Cooperative and Social Economy in Practice (roundtable and plenary discussion)

Zoltán Erdős (Hungary) is a founding member of Green Routes Social Coop – a newly starting cooperative in the field of sustainable tourism concentrated mainly on the guided tours but also aiming to form a network of locally responsible services. After having ventured to the English countryside, Zoltán is preparing this social cooperative with his companions in Budapest.

Erika Kármán (Hungary) is a trainer and community and organization developer focusing on ecological and sustainable solutions. She is the president of Szatyor Association – a social enterprise that aims to connect local farmers and producers with costumers, promotes environmentally conscious food alternatives and sustainable lifestyle in the urban setting. She believes that small community initiatives are the solution for global environmental problems.

Petr Jelínek (Czech Republic) is an environmentalist and activist. He studied forestry at the Mendel University in Brno from which he also has a PhD degree and where he teaches environmental protection and tropical forestry. He has been a long-term environmental activist both in the Czech Republic and abroad (e.g. the Ladakh Project in India). He is a founding member of the first Czech carsharing cooperative Autonapůl.

Markéta Vinkelhoferová (Czech Republic) is a project coordinator at the Ecumenical Academy Prague and a member of the Czech fair trade cooperative Fair&Bio. She has worked as a freelance journalist for the Nový Prostor street paper, Literární noviny and Týdeník A2 and an English language teacher. She also has experience with working with immigrants in the Czech Republic as well as with volunteer work abroad (Bethlehem, Palestine).

Jiří Guth (Czech Republic) is an environmentalist with ample experience from the NGO sector. For 10 years he worked at the Czech Ministry of the Environment, part-time teaching at the University of South Bohemia in České Budějovice. His research focuses mainly on landscape ecology and his work in the public sector is related to the Environment Impact Assessment (EIA) and on nature conservation (esp. Natura 2000 network establishment and monitoring not only in the Czech Republic, but in Romania and Croatia as well). Recently, he has been active in rural development and the co-operative movement. He is a member of the Alternativa zdola initiative and the Green Party and is the head of the Board of the Borovany Brewery Coop.

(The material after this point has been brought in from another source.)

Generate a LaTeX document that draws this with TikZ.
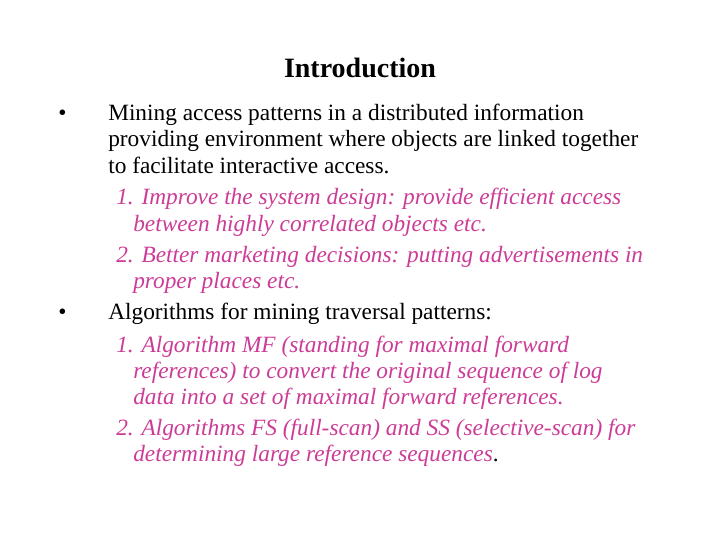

Tarcisio Tamarosi (Brazil) is an electronics technician at the Industrial Technical College, Universidade Estadual Paulista. He worked in the Incubator of Popular Cooperatives developing training and working on development of supportive economic enterprises, engineering methods and optimization for recycling cooperatives. He has experience in solidarity economy, social and appropriate technologies, transparency and social control, solidarity finance, gender issues, self-management, cooperatives, popular education, entrepreneurship, and a special passion for open source culture: open source data, software and hardware.